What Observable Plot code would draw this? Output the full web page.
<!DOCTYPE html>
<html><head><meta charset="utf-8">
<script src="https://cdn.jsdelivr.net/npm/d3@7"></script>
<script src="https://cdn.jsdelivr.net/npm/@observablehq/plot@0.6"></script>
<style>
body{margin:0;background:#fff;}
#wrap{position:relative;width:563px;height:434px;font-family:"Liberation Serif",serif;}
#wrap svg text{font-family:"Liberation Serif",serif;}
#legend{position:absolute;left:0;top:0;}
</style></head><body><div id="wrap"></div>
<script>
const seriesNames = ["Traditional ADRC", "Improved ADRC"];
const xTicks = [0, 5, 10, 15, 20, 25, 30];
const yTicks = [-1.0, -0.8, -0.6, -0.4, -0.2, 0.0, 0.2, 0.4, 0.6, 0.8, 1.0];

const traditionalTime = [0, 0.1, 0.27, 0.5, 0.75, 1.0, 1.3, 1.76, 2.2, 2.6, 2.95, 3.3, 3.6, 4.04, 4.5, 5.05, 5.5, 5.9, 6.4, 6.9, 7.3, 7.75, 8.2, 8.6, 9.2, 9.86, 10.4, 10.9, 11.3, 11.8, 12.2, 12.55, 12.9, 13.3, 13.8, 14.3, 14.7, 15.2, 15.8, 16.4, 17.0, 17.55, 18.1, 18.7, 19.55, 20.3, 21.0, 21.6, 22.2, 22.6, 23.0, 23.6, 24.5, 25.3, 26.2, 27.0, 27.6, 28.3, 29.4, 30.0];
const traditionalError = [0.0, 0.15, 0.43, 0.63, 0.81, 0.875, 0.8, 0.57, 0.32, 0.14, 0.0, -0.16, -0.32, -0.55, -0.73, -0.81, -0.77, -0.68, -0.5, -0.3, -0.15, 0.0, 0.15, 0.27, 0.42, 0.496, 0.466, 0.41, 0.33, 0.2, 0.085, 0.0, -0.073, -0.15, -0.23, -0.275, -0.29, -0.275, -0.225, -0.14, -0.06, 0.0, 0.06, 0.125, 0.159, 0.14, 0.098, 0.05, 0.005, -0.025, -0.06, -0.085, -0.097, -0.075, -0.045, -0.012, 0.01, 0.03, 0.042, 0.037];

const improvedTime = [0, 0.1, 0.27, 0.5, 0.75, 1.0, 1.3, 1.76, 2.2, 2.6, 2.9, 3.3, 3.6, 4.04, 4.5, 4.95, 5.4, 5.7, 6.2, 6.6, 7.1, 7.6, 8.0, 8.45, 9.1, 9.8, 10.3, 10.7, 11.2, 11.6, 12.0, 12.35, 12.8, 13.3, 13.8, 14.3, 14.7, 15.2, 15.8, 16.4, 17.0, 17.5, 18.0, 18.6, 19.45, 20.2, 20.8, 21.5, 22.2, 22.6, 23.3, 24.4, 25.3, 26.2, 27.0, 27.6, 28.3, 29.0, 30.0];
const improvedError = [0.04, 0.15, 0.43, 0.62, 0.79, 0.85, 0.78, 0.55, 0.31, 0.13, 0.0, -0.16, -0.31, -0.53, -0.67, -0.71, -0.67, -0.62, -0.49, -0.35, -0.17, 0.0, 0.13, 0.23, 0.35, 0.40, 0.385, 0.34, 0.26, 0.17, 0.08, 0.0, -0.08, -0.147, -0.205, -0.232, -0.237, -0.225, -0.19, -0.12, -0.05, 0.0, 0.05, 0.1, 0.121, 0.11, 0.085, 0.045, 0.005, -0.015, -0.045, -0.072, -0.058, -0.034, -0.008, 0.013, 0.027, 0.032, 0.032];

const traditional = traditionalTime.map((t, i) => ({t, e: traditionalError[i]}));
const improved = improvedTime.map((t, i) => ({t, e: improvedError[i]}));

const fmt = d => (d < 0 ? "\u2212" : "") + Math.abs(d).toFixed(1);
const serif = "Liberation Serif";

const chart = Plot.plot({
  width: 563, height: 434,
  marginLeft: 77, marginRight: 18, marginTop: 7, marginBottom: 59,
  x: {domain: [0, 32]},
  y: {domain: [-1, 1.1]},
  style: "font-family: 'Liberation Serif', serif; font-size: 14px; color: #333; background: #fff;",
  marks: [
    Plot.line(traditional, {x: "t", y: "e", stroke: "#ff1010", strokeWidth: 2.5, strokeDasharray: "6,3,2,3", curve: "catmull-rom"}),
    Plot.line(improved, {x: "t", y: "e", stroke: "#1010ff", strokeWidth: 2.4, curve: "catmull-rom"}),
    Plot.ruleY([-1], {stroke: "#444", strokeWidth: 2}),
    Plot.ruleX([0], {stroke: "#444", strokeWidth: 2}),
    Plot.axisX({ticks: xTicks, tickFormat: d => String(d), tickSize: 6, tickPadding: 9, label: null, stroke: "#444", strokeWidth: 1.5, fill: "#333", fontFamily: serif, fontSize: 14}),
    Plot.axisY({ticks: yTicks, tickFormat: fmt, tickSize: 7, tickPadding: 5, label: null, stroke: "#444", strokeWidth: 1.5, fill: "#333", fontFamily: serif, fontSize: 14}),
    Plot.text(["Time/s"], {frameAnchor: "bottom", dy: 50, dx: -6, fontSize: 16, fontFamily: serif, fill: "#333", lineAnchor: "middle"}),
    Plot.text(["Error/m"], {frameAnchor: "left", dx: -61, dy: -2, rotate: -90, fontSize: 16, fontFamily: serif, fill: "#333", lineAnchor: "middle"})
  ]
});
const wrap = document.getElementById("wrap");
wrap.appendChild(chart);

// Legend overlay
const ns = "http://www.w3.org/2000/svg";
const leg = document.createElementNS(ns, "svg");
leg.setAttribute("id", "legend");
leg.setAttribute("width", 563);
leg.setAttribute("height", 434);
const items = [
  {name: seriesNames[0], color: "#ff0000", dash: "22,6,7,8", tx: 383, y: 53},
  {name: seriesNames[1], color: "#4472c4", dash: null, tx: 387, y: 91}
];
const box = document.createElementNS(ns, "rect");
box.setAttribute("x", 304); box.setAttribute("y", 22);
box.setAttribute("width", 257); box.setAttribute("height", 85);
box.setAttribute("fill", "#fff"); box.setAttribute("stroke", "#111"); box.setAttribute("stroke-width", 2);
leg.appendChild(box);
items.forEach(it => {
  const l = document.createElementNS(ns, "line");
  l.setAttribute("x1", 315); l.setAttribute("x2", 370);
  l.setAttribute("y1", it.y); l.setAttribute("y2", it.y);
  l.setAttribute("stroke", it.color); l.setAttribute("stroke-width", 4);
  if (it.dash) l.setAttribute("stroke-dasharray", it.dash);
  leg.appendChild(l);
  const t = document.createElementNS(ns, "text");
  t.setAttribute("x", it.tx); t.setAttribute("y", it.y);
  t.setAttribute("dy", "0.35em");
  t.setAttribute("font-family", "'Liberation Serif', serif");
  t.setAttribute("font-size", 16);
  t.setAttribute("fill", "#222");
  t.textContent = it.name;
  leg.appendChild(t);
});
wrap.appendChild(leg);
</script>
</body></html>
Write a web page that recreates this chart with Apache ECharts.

→ WHAT THE TASK REQUIRES
All of the material above needs to be copied exactly.

→ SOLUTION
What Observable Plot code would draw this? Output the full web page.
<!DOCTYPE html>
<html><head><meta charset="utf-8">
<script src="https://cdn.jsdelivr.net/npm/d3@7"></script>
<script src="https://cdn.jsdelivr.net/npm/@observablehq/plot@0.6"></script>
<style>
body{margin:0;background:#fff;}
#wrap{position:relative;width:563px;height:434px;font-family:"Liberation Serif",serif;}
#wrap svg text{font-family:"Liberation Serif",serif;}
#legend{position:absolute;left:0;top:0;}
</style></head><body><div id="wrap"></div>
<script>
const seriesNames = ["Traditional ADRC", "Improved ADRC"];
const xTicks = [0, 5, 10, 15, 20, 25, 30];
const yTicks = [-1.0, -0.8, -0.6, -0.4, -0.2, 0.0, 0.2, 0.4, 0.6, 0.8, 1.0];

const traditionalTime = [0, 0.1, 0.27, 0.5, 0.75, 1.0, 1.3, 1.76, 2.2, 2.6, 2.95, 3.3, 3.6, 4.04, 4.5, 5.05, 5.5, 5.9, 6.4, 6.9, 7.3, 7.75, 8.2, 8.6, 9.2, 9.86, 10.4, 10.9, 11.3, 11.8, 12.2, 12.55, 12.9, 13.3, 13.8, 14.3, 14.7, 15.2, 15.8, 16.4, 17.0, 17.55, 18.1, 18.7, 19.55, 20.3, 21.0, 21.6, 22.2, 22.6, 23.0, 23.6, 24.5, 25.3, 26.2, 27.0, 27.6, 28.3, 29.4, 30.0];
const traditionalError = [0.0, 0.15, 0.43, 0.63, 0.81, 0.875, 0.8, 0.57, 0.32, 0.14, 0.0, -0.16, -0.32, -0.55, -0.73, -0.81, -0.77, -0.68, -0.5, -0.3, -0.15, 0.0, 0.15, 0.27, 0.42, 0.496, 0.466, 0.41, 0.33, 0.2, 0.085, 0.0, -0.073, -0.15, -0.23, -0.275, -0.29, -0.275, -0.225, -0.14, -0.06, 0.0, 0.06, 0.125, 0.159, 0.14, 0.098, 0.05, 0.005, -0.025, -0.06, -0.085, -0.097, -0.075, -0.045, -0.012, 0.01, 0.03, 0.042, 0.037];

const improvedTime = [0, 0.1, 0.27, 0.5, 0.75, 1.0, 1.3, 1.76, 2.2, 2.6, 2.9, 3.3, 3.6, 4.04, 4.5, 4.95, 5.4, 5.7, 6.2, 6.6, 7.1, 7.6, 8.0, 8.45, 9.1, 9.8, 10.3, 10.7, 11.2, 11.6, 12.0, 12.35, 12.8, 13.3, 13.8, 14.3, 14.7, 15.2, 15.8, 16.4, 17.0, 17.5, 18.0, 18.6, 19.45, 20.2, 20.8, 21.5, 22.2, 22.6, 23.3, 24.4, 25.3, 26.2, 27.0, 27.6, 28.3, 29.0, 30.0];
const improvedError = [0.04, 0.15, 0.43, 0.62, 0.79, 0.85, 0.78, 0.55, 0.31, 0.13, 0.0, -0.16, -0.31, -0.53, -0.67, -0.71, -0.67, -0.62, -0.49, -0.35, -0.17, 0.0, 0.13, 0.23, 0.35, 0.40, 0.385, 0.34, 0.26, 0.17, 0.08, 0.0, -0.08, -0.147, -0.205, -0.232, -0.237, -0.225, -0.19, -0.12, -0.05, 0.0, 0.05, 0.1, 0.121, 0.11, 0.085, 0.045, 0.005, -0.015, -0.045, -0.072, -0.058, -0.034, -0.008, 0.013, 0.027, 0.032, 0.032];

const traditional = traditionalTime.map((t, i) => ({t, e: traditionalError[i]}));
const improved = improvedTime.map((t, i) => ({t, e: improvedError[i]}));

const fmt = d => (d < 0 ? "\u2212" : "") + Math.abs(d).toFixed(1);
const serif = "Liberation Serif";

const chart = Plot.plot({
  width: 563, height: 434,
  marginLeft: 77, marginRight: 18, marginTop: 7, marginBottom: 59,
  x: {domain: [0, 32]},
  y: {domain: [-1, 1.1]},
  style: "font-family: 'Liberation Serif', serif; font-size: 14px; color: #333; background: #fff;",
  marks: [
    Plot.line(traditional, {x: "t", y: "e", stroke: "#ff1010", strokeWidth: 2.5, strokeDasharray: "6,3,2,3", curve: "catmull-rom"}),
    Plot.line(improved, {x: "t", y: "e", stroke: "#1010ff", strokeWidth: 2.4, curve: "catmull-rom"}),
    Plot.ruleY([-1], {stroke: "#444", strokeWidth: 2}),
    Plot.ruleX([0], {stroke: "#444", strokeWidth: 2}),
    Plot.axisX({ticks: xTicks, tickFormat: d => String(d), tickSize: 6, tickPadding: 9, label: null, stroke: "#444", strokeWidth: 1.5, fill: "#333", fontFamily: serif, fontSize: 14}),
    Plot.axisY({ticks: yTicks, tickFormat: fmt, tickSize: 7, tickPadding: 5, label: null, stroke: "#444", strokeWidth: 1.5, fill: "#333", fontFamily: serif, fontSize: 14}),
    Plot.text(["Time/s"], {frameAnchor: "bottom", dy: 50, dx: -6, fontSize: 16, fontFamily: serif, fill: "#333", lineAnchor: "middle"}),
    Plot.text(["Error/m"], {frameAnchor: "left", dx: -61, dy: -2, rotate: -90, fontSize: 16, fontFamily: serif, fill: "#333", lineAnchor: "middle"})
  ]
});
const wrap = document.getElementById("wrap");
wrap.appendChild(chart);

// Legend overlay
const ns = "http://www.w3.org/2000/svg";
const leg = document.createElementNS(ns, "svg");
leg.setAttribute("id", "legend");
leg.setAttribute("width", 563);
leg.setAttribute("height", 434);
const items = [
  {name: seriesNames[0], color: "#ff0000", dash: "22,6,7,8", tx: 383, y: 53},
  {name: seriesNames[1], color: "#4472c4", dash: null, tx: 387, y: 91}
];
const box = document.createElementNS(ns, "rect");
box.setAttribute("x", 304); box.setAttribute("y", 22);
box.setAttribute("width", 257); box.setAttribute("height", 85);
box.setAttribute("fill", "#fff"); box.setAttribute("stroke", "#111"); box.setAttribute("stroke-width", 2);
leg.appendChild(box);
items.forEach(it => {
  const l = document.createElementNS(ns, "line");
  l.setAttribute("x1", 315); l.setAttribute("x2", 370);
  l.setAttribute("y1", it.y); l.setAttribute("y2", it.y);
  l.setAttribute("stroke", it.color); l.setAttribute("stroke-width", 4);
  if (it.dash) l.setAttribute("stroke-dasharray", it.dash);
  leg.appendChild(l);
  const t = document.createElementNS(ns, "text");
  t.setAttribute("x", it.tx); t.setAttribute("y", it.y);
  t.setAttribute("dy", "0.35em");
  t.setAttribute("font-family", "'Liberation Serif', serif");
  t.setAttribute("font-size", 16);
  t.setAttribute("fill", "#222");
  t.textContent = it.name;
  leg.appendChild(t);
});
wrap.appendChild(leg);
</script>
</body></html>
Write a web page that recreates this chart with Apache ECharts.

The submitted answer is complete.